::: Collected material :::

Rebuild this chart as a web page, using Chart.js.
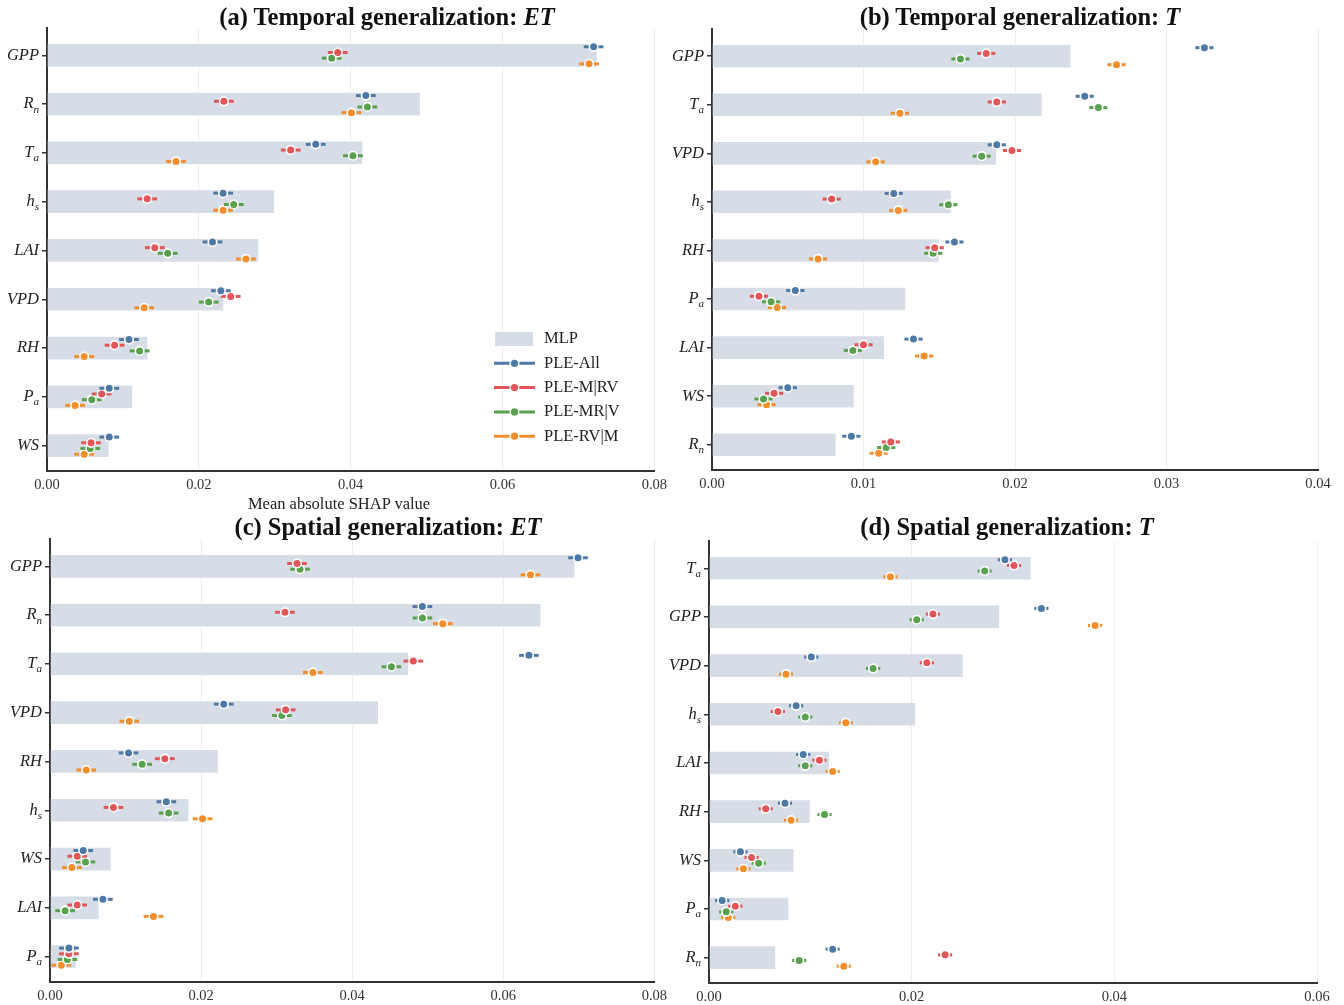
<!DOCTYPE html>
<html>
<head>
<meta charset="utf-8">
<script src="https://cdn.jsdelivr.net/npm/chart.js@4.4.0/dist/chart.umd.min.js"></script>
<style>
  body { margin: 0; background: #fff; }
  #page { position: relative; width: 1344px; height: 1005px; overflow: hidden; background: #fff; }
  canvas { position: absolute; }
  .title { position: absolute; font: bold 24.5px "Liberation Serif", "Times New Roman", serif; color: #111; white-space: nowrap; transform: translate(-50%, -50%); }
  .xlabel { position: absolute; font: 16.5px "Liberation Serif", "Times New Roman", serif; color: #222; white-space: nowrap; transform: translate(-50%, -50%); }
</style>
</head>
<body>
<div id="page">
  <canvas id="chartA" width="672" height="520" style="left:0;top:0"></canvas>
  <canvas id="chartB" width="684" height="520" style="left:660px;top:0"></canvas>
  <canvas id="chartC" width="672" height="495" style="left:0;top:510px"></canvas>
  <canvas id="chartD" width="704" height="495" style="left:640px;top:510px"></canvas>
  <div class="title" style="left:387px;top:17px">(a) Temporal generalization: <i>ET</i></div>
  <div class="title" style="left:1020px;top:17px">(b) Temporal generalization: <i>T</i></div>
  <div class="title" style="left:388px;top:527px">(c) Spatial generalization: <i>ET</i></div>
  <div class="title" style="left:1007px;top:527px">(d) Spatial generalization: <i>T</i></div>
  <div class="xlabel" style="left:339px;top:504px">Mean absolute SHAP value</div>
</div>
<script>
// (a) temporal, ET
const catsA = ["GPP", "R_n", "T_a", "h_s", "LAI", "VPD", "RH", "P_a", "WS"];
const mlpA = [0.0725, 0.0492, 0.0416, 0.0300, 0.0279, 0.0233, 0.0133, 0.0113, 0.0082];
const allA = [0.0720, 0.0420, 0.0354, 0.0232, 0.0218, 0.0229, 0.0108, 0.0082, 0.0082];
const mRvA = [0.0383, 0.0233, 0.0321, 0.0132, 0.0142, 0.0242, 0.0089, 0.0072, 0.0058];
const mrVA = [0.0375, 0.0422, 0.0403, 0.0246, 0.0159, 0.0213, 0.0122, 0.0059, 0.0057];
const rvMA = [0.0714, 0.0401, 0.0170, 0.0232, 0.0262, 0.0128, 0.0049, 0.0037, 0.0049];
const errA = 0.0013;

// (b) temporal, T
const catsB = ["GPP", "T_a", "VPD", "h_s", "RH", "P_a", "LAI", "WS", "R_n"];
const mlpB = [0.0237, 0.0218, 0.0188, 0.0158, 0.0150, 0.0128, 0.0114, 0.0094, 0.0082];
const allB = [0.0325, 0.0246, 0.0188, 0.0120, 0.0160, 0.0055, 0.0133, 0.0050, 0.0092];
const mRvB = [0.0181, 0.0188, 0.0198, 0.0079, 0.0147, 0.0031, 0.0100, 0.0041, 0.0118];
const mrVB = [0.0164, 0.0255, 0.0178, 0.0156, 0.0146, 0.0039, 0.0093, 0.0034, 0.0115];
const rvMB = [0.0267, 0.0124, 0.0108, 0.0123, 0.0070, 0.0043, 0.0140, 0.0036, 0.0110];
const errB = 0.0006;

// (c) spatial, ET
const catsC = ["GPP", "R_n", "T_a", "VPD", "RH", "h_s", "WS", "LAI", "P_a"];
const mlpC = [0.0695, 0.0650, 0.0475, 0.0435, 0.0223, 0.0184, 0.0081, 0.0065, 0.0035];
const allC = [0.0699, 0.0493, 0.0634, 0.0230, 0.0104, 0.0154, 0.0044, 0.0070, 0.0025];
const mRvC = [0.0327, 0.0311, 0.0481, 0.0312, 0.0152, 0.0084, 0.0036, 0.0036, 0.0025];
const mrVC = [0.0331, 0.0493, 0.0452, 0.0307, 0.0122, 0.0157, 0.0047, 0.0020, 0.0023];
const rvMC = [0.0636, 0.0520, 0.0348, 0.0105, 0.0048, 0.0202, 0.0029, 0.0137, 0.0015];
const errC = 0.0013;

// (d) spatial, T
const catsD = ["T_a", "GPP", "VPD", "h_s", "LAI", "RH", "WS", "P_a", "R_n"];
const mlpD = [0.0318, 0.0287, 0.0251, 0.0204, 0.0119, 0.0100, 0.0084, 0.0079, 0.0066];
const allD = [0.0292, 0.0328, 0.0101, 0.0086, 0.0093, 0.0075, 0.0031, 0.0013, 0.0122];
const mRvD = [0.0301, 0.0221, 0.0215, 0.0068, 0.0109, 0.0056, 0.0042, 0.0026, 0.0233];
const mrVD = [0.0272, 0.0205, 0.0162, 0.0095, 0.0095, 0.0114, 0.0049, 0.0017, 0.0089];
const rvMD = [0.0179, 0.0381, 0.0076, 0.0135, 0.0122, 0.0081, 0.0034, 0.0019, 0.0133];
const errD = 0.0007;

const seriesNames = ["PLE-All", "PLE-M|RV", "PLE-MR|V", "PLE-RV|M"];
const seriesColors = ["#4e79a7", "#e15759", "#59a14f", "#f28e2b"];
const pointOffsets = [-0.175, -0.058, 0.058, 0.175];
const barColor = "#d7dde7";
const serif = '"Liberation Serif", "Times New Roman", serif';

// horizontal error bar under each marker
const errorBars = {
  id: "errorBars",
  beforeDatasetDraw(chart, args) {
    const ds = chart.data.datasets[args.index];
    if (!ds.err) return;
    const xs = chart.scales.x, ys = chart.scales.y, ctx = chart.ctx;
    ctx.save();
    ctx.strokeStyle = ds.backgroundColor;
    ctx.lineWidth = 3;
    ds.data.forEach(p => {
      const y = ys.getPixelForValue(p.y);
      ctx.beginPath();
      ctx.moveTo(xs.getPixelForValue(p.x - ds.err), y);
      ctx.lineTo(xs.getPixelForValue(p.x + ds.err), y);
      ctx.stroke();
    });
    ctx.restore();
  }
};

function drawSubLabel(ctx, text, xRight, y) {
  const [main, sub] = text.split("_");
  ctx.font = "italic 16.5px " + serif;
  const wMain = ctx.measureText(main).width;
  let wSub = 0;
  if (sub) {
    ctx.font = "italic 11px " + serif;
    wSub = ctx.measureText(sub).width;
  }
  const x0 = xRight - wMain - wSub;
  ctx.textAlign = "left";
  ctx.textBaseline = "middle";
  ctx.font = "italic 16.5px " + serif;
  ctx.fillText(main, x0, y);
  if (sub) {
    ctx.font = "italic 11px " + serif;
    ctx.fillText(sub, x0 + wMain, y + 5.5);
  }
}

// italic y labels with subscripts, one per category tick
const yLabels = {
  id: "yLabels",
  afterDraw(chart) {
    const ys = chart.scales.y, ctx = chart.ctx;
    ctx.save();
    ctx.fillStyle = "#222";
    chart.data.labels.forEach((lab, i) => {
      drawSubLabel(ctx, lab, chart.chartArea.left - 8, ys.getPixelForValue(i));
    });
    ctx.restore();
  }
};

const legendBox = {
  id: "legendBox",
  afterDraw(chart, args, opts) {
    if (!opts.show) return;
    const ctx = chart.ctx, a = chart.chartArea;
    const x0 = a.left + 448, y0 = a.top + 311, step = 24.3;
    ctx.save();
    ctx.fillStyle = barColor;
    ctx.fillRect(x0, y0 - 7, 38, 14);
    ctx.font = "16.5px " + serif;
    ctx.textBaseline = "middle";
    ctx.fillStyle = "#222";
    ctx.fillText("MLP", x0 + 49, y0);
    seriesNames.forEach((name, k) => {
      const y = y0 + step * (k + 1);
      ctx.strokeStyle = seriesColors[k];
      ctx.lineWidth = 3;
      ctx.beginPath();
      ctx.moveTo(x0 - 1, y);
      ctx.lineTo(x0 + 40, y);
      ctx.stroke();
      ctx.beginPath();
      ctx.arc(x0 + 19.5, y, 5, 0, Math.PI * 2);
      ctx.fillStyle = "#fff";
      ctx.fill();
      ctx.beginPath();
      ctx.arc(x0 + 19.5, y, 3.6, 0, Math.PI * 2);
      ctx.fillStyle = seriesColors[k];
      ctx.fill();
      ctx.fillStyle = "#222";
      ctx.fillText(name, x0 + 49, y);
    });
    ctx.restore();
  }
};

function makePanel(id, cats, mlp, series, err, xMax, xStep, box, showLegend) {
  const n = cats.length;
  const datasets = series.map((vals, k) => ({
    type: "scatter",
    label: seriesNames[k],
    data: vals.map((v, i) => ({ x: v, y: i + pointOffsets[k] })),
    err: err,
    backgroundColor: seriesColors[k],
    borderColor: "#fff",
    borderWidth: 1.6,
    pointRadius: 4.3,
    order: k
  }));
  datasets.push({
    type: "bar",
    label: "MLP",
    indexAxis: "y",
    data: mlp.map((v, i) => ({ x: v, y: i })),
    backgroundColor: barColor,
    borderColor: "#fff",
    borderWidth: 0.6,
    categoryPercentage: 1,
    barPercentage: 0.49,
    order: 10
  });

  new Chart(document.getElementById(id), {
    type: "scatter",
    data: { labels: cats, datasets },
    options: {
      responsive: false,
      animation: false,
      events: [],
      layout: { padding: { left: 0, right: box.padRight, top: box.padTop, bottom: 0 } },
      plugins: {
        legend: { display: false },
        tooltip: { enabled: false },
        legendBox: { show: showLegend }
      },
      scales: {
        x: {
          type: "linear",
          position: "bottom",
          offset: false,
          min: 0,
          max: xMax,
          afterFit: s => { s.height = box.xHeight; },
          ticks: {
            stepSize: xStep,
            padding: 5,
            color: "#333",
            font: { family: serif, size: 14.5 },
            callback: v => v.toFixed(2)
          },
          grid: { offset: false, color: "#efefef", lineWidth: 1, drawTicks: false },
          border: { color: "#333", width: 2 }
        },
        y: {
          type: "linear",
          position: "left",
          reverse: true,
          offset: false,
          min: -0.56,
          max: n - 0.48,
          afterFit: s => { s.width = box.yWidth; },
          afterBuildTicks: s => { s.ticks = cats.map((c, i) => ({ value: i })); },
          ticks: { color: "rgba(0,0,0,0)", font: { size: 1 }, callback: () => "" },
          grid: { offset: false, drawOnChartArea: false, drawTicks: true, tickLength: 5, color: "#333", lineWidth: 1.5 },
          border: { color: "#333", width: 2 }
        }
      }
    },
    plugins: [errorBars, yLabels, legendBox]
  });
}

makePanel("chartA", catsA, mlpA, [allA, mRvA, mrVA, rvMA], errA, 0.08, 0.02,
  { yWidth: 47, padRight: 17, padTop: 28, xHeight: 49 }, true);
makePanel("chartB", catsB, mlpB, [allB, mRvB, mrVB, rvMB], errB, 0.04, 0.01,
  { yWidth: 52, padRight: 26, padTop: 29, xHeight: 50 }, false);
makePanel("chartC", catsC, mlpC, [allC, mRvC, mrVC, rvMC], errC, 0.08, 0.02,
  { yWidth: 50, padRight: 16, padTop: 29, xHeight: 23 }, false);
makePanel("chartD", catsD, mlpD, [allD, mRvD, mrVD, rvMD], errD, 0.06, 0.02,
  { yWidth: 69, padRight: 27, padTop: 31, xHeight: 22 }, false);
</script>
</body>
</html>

:::

Point out every line holding the string "page" and copy it.

Rebuild this chart as a web page, using Chart.js.
  #page { position: relative; width: 1344px; height: 1005px; overflow: hidden; background: #fff; }
<div id="page">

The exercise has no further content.